Tuesday, August 18, 2009

Whisper of the Heart

Thanks to my wife Paula for the following article:

The opening credits of ‘Whisper of the Heart’ play out to "Country Roads", an incongruous choice given that the song is all about the rural idyll – fields, mountains, open spaces – and the film is set in the bustling sprawl of Toyko.

Shizuku, a 14-year old girl with a talent for writing, spoofs the song as "Concrete Roads". A copy of her lyric falls into the hands of self-assured 15-year old Seiji who passes judgement: "It’s just as corny as the original."

Shizuku, a typical young teenager for whom this minor slight is the end of the world as she knows it, storms off muttering "Stupid jerk, stupid jerk, stupid jerk."


The scene is funny, true to life, and beautifully animated – it’s the point at which, only a short while into the two-hour running time, ‘Whisper of the Heart’ completely won me over and remains one of my all-time favourite Studio Ghibli productions.

Although not directed by Hayao Miyazaki – it was made by his protégé Yoshifumi Kondo, who tragically died aged just 47 a few years after ‘Whisper of the Heart’ was released – it certainly has the look and feel of a Miyazaki film, owing in no small amount to the master himself having storyboarded it. More than that, though, I think it’s a case of ‘Whisper of the Heart’ being a Studio Ghibli film. A Ghibli is a Ghibli the way a Pixar is a Pixar and that in itself is a guarantee of quality. You don’t really have to worry about who directed it.

‘Whisper of the Heart’ defies easy synopsis – it’s more about family interrelationships, friendship and first love than an actual clearly-defined narrative – but two wonderfully random plot devices set things in motion. The first is voracious reader Shizuku’s realisation that every book she checks out of the library has already been borrowed by the same person. She’s intrigued; it fires her imagination.

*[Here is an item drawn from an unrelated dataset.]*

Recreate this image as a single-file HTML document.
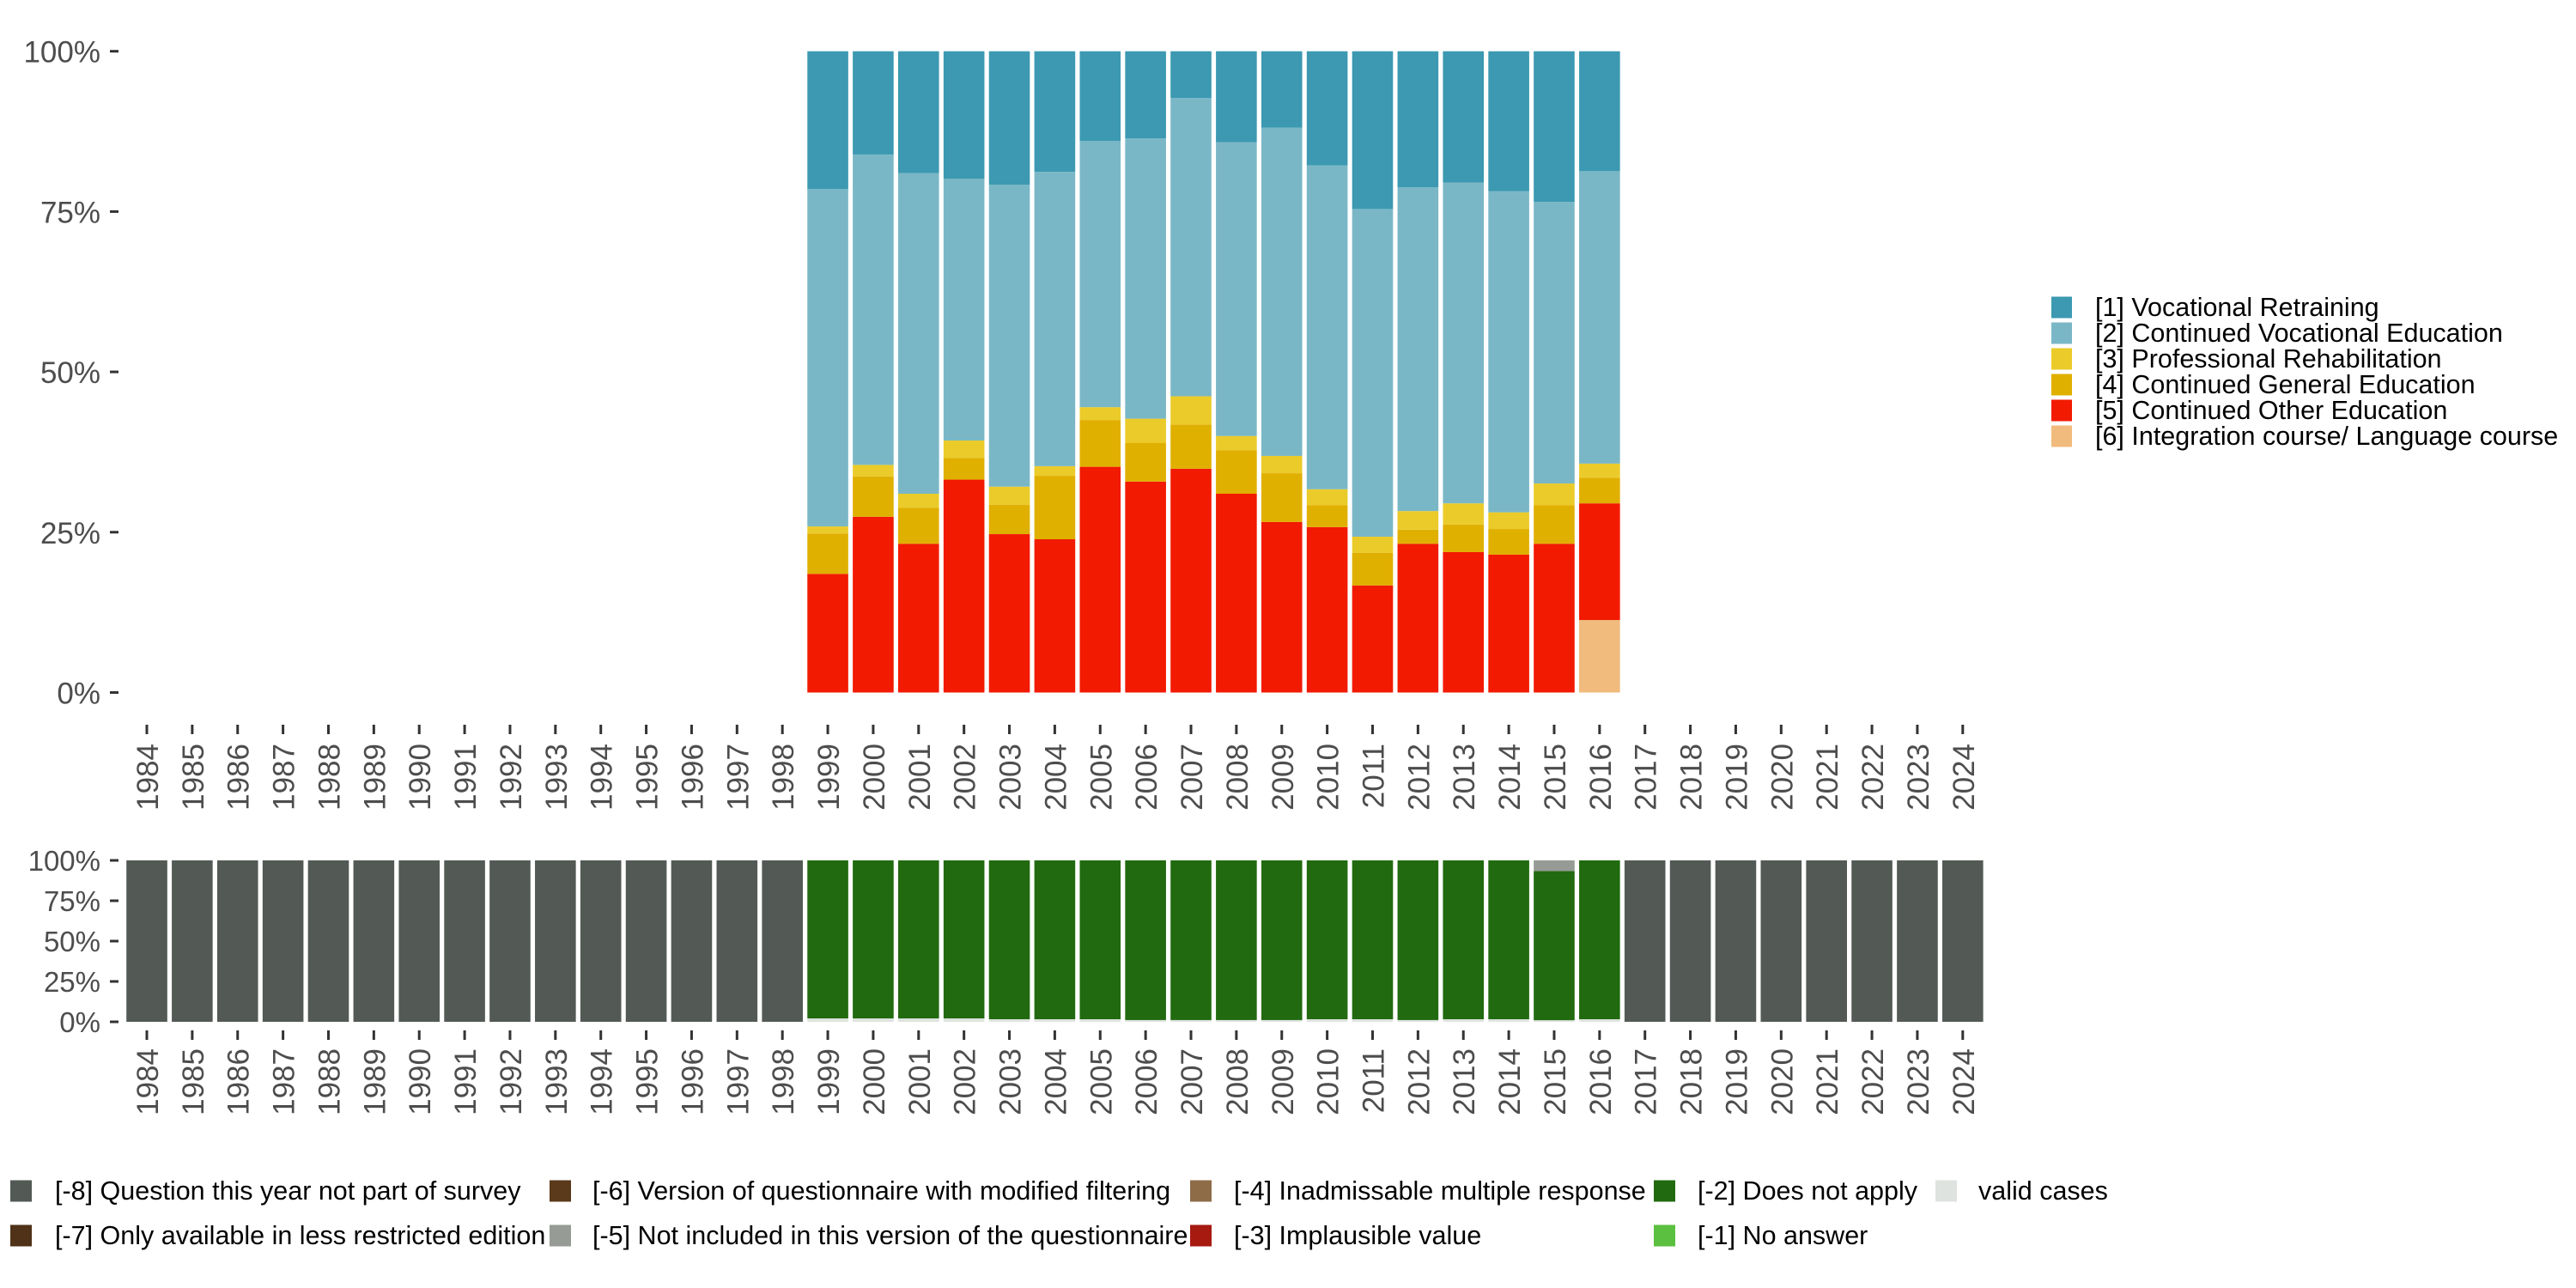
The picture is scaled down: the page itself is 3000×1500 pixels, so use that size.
<!DOCTYPE html>
<html><head><meta charset="utf-8"><style>
html,body{margin:0;padding:0;background:#fff;}
svg{display:block;font-family:"Liberation Sans",sans-serif;}
</style></head><body>
<svg id="chart" width="3000" height="1500" viewBox="0 0 3000 1500" xmlns="http://www.w3.org/2000/svg">
<g id="top"></g>
<g id="bottom"></g>
<g id="legend1"></g>
<g id="legend2"></g>
</svg>
<script>
const years = [];
for (let y = 1984; y <= 2024; y++) years.push(y);
const dataYears = [1999,2000,2001,2002,2003,2004,2005,2006,2007,2008,2009,2010,2011,2012,2013,2014,2015,2016];
const integration = [0,0,0,0,0,0,0,0,0,0,0,0,0,0,0,0,0,11.3];
const otherEdu =   [18.5,27.4,23.2,33.2,24.7,23.9,35.2,32.9,34.9,31.0,26.6,25.8,16.7,23.2,21.9,21.5,23.2,18.2];
const generalEdu = [6.3,6.3,5.6,3.4,4.6,9.9,7.3,6.0,6.9,6.8,7.6,3.4,5.1,2.2,4.3,4.0,6.0,4.0];
const rehab =      [1.1,1.8,2.2,2.7,2.8,1.5,2.0,3.8,4.4,2.2,2.7,2.5,2.5,2.9,3.3,2.6,3.4,2.2];
const contVoc =    [52.6,48.4,50.0,40.8,47.1,45.9,41.5,43.7,46.5,45.8,51.2,50.5,51.1,50.5,50.0,50.1,43.9,45.6];
const retraining = [21.5,16.1,19.0,19.9,20.8,18.8,14.0,13.6,7.3,14.2,11.9,17.8,24.6,21.2,20.5,21.8,23.5,18.7];
const yTicks = [0,25,50,75,100];
const yTickLabels = ["0%","25%","50%","75%","100%"];
const validCases = [2.1,2.1,2.1,2.1,1.6,1.6,1.6,1.1,1.1,1.1,1.1,1.6,1.6,1.1,1.6,1.6,1.0,1.6];
const notIncluded = [0,0,0,0,0,0,0,0,0,0,0,0,0,0,0,0,6.6,0];

const NS = "http://www.w3.org/2000/svg";
function mk(tag, attrs, parent){const e=document.createElementNS(NS,tag);for(const k in attrs)e.setAttribute(k,attrs[k]);parent.appendChild(e);return e;}

const band = 52.87, x0 = 171, barW = 47.6;
function xPos(year){return x0 + (year-1984)*band;}
function yTop(v){return 806.5 - v/100*(806.5-59.7);}
function yBot(v){return 1190 - v/100*(1190-1002);}

const topColors = ["#f0bb7c","#f21a00","#e0b000","#ebcb2a","#7ab7c6","#3c99b1"];
const topSeries = [integration,otherEdu,generalEdu,rehab,contVoc,retraining];
const topNames = ["integration","other-education","general-education","rehabilitation","continued-vocational","vocational-retraining"];
const gTop = document.getElementById("top");
dataYears.forEach((yr,i)=>{
  let acc=0;
  topSeries.forEach((s,k)=>{
    const v=s[i]; if(v<=0) return;
    const r=mk("rect",{x:xPos(yr)-barW/2,y:yTop(acc+v),width:barW,height:yTop(acc)-yTop(acc+v),fill:topColors[k]},gTop);
    
    
    acc+=v;
  });
});
function yAxis(g, fn, fs, off){
  yTicks.forEach((t,i)=>{
    const tk=mk("rect",{x:128,y:fn(t)-1.5,width:10,height:3,fill:"#333"},g);
    
    
    const tx=mk("text",{x:117,y:fn(t)+off,"text-anchor":"end","font-size":fs,fill:"#4d4d4d"},g);
    tx.textContent=yTickLabels[i];
    
    
  });
}
function xAxis(g, tickY, labelY){
  years.forEach(yr=>{
    const tk=mk("rect",{x:xPos(yr)-1.5,y:tickY,width:3,height:11,fill:"#333"},g);
    
    
    const bx=xPos(yr)+13;
    const tx=mk("text",{x:bx,y:labelY,"text-anchor":"end","font-size":35,fill:"#4d4d4d",transform:`rotate(-90 ${bx} ${labelY})`},g);
    tx.textContent=yr;
    
    
  });
}
yAxis(gTop, yTop, 35, 13);
xAxis(gTop, 844, 866);

const gB = document.getElementById("bottom");
years.forEach(yr=>{
  const i=dataYears.indexOf(yr);
  const parts = i<0 ? [[100,"#535a55","not-part-of-survey"]] :
    [[validCases[i],"#dfe3df","valid-cases"],[100-validCases[i]-notIncluded[i],"#216a10","does-not-apply"],[notIncluded[i],"#979b96","not-included"]];
  let acc=0;
  parts.forEach(p=>{
    if(p[0]<=0) return;
    const r=mk("rect",{x:xPos(yr)-barW/2,y:yBot(acc+p[0]),width:barW,height:yBot(acc)-yBot(acc+p[0]),fill:p[1]},gB);
    
    
    acc+=p[0];
  });
});
yAxis(gB, yBot, 33, 12);
xAxis(gB, 1200, 1221);

const leg1Labels = ["[1] Vocational Retraining","[2] Continued Vocational Education","[3] Professional Rehabilitation","[4] Continued General Education","[5] Continued Other Education","[6] Integration course/ Language course"];
const leg1Colors = ["#3c99b1","#7ab7c6","#ebcb2a","#e0b000","#f21a00","#f0bb7c"];
const gL1=document.getElementById("legend1");
leg1Labels.forEach((l,i)=>{
  const cy=358+i*30;
  const r=mk("rect",{x:2389,y:cy-12.5,width:24,height:25,fill:leg1Colors[i]},gL1);
  
  
  const t=mk("text",{x:2440,y:cy+10,"font-size":30.5,fill:"#000"},gL1);
  t.textContent=l;
  
  
});

const leg2 = [
 ["[-8] Question this year not part of survey","#535a55",12,64,1387],
 ["[-7] Only available in less restricted edition","#4f3218",12,64,1439],
 ["[-6] Version of questionnaire with modified filtering","#5a3a1a",640,690,1387],
 ["[-5] Not included in this version of the questionnaire","#979b96",640,690,1439],
 ["[-4] Inadmissable multiple response","#8e6c48",1386,1437,1387],
 ["[-3] Implausible value","#a61a10",1386,1437,1439],
 ["[-2] Does not apply","#216a10",1926,1977,1387],
 ["[-1] No answer","#5bbf3f",1926,1977,1439],
 ["valid cases","#dfe3df",2254,2304,1387]
];
const gL2=document.getElementById("legend2");
leg2.forEach(e=>{
  const r=mk("rect",{x:e[2],y:e[4]-12.5,width:25,height:25,fill:e[1]},gL2);
  
  
  const t=mk("text",{x:e[3],y:e[4]+10,"font-size":30.5,fill:"#000"},gL2);
  t.textContent=e[0];
  
  
});
</script>
</body></html>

The second comes in the very obsese shape of a cat named Moon. Casually sharing Shizuku’s seat during a train ride, Moon trots off as the train stops and Shizuku finds herself following him across town. He leads her to an antiques shop whose avuncular owner is Seiji’s grandfather. He shows her a figurine of a cat in top hat and tails, a cane elegantly clutched between its paws, which he tells her is called The Baron. He avows that he’ll never sell the piece until its reunited with a matching, female, figurine. Again, Shizuku’s imagination is sparked.
Moon and The Baron: cats as catalyst. Shizuku begins writing a story inspired by The Baron. The world of her imagination drifts in and out of the real world. A lovely scene has her imagine The Baron and his companion riding the airwaves through a skyline dotted with floating planetoids; the camera pans down into the more corporeal atmosphere of the sky above Toyko and down further as Shizuku goes racing to the bottom of a flight of steps. In another memorable moment her imagination takes the discovery of a jewel by the heroine of her story (which is fast becoming a novel) and replaces the gem with a dead baby bird. It’s a reminder of the dark areas a child’s imagination can drift into, as well as a potent metaphor for the stresses and insecurities Shizuku experiences as she engages with the writing process, scared that she doesn't have a literary gem inside of her.
Kondo depicts realistic issues in Shizuku’s thorny relationship with her elder sister, her parents’ concerns over her isolationism as she shuts herself away to write (eventually, though, her father comes through in full support, urging her to follow her heart), and the tentative and sometimes prickly beginnings of her romance with Seiji.

‘Whisper of the Heart’ is fairly slowly paced but as rich in characterisation and emotion as it is visually. The humorous and the heartfelt are perfectly balanced. There’s an inspired reference to earlier Ghibli film ‘Porco Rosso’ that’s as cleverly placed as it is unexpected. The animation is detailed and evocative. And "Country Roads" sounds so much nicer in Japanese.